Am camping tonight near the town of Denver, IN, and hear that it may freeze overnight!




This little rusty silo went down a few weeks ago in a 50mph windstorm!




Friday, April 28, 2017

Hello from LaCrosse, Indiana!

Many blessings to report already on this walk installment.  Starting with mercy from the airline (American) over a baggage check-in question that could have resulted in a $150. extra charge(!) I have enjoyed hospitality in 4 different places so far, as I get on with the task at hand and try to reorient myself to consecutive days of walking a fair distance.  The first walk day was only about 5 miles and I had thought that there would be a couple of 8 - 10 mile days after that.  But I'd got it wrong, and instead have done 15+ miles in these last couple of days...  Weather has been varied; Wednesday was hot, and then yesterday(especially) and today were cold, overcast and windy. Lots of rain expected tomorrow, and an opportunity to see if I've adequately rethought the wet weather walk strategy.

People have been awesome and generous.  Road angels in the Chicago area, and then in Crown Point, Hebron and here in LaCrosse, Indiana.  Sometimes people let me make an offering of my own, but mostly I'm on the receiving end - still learning how to say 'THANK YOU!'  My appreciation is yuuge!
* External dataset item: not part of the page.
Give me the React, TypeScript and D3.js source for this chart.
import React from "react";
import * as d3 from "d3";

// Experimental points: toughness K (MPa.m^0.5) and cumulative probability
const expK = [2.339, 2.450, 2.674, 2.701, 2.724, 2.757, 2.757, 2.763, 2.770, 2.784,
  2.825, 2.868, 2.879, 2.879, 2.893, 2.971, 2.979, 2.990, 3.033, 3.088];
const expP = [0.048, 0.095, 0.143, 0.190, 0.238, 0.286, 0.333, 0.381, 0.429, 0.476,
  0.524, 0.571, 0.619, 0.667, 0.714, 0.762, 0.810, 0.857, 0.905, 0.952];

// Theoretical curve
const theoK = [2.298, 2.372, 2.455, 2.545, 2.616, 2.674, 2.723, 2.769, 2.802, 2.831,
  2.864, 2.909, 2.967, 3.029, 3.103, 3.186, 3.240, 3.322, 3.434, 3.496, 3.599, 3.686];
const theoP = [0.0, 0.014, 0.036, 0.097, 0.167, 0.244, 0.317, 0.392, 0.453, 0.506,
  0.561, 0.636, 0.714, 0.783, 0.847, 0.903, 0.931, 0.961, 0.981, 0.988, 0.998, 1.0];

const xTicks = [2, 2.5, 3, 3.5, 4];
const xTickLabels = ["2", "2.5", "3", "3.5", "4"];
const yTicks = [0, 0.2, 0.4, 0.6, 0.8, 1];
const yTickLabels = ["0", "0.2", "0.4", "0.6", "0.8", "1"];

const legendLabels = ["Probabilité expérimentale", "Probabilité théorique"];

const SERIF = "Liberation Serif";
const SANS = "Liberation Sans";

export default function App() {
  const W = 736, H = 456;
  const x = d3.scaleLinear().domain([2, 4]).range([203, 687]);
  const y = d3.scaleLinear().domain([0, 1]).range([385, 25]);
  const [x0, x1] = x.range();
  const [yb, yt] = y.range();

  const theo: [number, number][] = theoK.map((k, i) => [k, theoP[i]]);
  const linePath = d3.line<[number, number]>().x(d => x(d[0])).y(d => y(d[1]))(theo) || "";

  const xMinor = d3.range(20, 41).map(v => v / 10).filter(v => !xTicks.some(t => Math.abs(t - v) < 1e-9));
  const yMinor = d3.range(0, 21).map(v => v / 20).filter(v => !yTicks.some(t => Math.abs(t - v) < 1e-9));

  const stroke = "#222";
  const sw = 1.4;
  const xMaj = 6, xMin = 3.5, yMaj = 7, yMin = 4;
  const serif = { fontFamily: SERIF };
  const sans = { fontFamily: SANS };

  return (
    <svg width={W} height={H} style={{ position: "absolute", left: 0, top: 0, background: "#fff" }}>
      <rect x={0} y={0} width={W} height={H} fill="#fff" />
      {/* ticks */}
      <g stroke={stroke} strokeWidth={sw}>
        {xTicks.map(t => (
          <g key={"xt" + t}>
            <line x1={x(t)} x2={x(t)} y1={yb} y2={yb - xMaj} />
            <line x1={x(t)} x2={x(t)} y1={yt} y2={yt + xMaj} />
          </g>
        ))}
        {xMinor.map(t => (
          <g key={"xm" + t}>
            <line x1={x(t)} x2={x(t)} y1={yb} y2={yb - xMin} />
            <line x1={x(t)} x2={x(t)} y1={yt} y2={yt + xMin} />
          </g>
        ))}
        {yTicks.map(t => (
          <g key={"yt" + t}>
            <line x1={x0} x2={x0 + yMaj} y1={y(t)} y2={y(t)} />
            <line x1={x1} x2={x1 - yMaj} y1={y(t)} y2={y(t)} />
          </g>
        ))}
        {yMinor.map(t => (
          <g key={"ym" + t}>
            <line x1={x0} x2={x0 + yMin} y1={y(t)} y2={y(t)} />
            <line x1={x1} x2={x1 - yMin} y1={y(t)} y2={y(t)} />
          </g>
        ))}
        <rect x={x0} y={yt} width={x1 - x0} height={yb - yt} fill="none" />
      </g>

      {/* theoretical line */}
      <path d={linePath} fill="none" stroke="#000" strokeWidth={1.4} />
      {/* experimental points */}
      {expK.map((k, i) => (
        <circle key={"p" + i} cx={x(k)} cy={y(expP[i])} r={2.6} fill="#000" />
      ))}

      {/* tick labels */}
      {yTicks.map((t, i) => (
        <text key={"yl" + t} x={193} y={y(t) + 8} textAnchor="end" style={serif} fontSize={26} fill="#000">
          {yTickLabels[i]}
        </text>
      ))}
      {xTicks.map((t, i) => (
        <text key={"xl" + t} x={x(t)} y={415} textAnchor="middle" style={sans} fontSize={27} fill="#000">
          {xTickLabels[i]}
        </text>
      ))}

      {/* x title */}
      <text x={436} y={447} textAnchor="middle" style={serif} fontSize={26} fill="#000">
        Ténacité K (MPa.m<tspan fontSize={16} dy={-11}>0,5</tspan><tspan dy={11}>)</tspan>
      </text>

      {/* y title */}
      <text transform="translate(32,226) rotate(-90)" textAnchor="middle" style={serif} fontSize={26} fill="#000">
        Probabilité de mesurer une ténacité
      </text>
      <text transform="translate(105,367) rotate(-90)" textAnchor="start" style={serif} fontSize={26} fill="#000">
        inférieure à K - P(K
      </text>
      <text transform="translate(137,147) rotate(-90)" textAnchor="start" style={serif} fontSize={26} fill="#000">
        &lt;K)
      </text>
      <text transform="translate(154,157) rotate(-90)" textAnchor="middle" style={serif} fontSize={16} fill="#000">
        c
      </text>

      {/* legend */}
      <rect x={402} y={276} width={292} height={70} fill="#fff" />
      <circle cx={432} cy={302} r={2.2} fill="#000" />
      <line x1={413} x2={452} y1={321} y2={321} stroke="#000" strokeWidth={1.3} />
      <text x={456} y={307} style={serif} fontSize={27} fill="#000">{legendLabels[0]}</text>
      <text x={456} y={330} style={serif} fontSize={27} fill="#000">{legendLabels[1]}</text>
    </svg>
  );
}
One note on flora; the lilacs here are immense, and growing everywhere. They're in bloom now and it's a very heady perfume downwind!




Back to cardinal country!  (Sorry about the screen...)

Monday, April 17, 2017

Counting down - again!

This feels familiar -- one week out from 'lift-off', scurrying around to finish whatever must be done, or else put off for the next several months.  And indulging in a little nostalgia in the form of a line from a poem, leftover from the days when I aspired to write such things!

'The faces of arrival and departure are winking at me
from between the lines of my oral history...'

...written during a 'creative period' spent at Tassajara Zen monastery, during which every rock and twig seemed laden with inspirational potential.  The 'oral history' was a talk every new student was asked to present, called a 'way-seeking mind' talk.  Now here I am again, sharing my way-seeking mind with whomever may be inclined to tune in(!)

In the San Francisco Bay Area it is spring in spades - after a drenching winter local flora is greening up, leafing out and, as it continues to rain, celebrating the season in a riot of new growth (much of it needing to be trimmed!).  I have connected with several generous Chicago and Indiana  hosts to send me off as I begin the last 1000+ mile leg of this walking venture.  It will be interesting to see if politics/national mood plays a part in my encounters with people this season; it has not done so very often in the past.  News media falls so far short of reflecting the great diversity of opinion and concern across this country.  Though I am very grateful for the presence of our '4th Estate', in most of its many forms!

Will post again from the trail - the American Discovery Trail!




What luck to have a walking trail accessible right from my neighborhood!





Monday, February 20, 2017

'Unconditional' activism

Here are a few more thoughts from last week; both seem important.

First of all, on the subject of activism - A friend and I were recently discussing the ever more urgent need to engage actively in standing up for our principles - and for liberties we have probably been taking for granted.  In particular, how can we know that our efforts are having an impact, and, more to the point, I believe, is it necessary to see concrete 'results'?   Lately it seems to me that such assurances (of results) are a luxury and that activism is simply our responsibility, whenever and however we can participate, and whether or not we are convinced of or can see its effects.  Many of our actions will be 'fruitless' in practical terms, but we cannot let that fact silence our voices.

And speaking of taking things for granted - in my several seasons of pilgrimage so far, it has never been so clear to me as it is now,  that I might not have the nerve to embark on this walk were I not a white person.  That thought has certainly crossed my mind regularly in past seasons; it's just that in our present sociopolitical climate it becomes even more painfully obvious!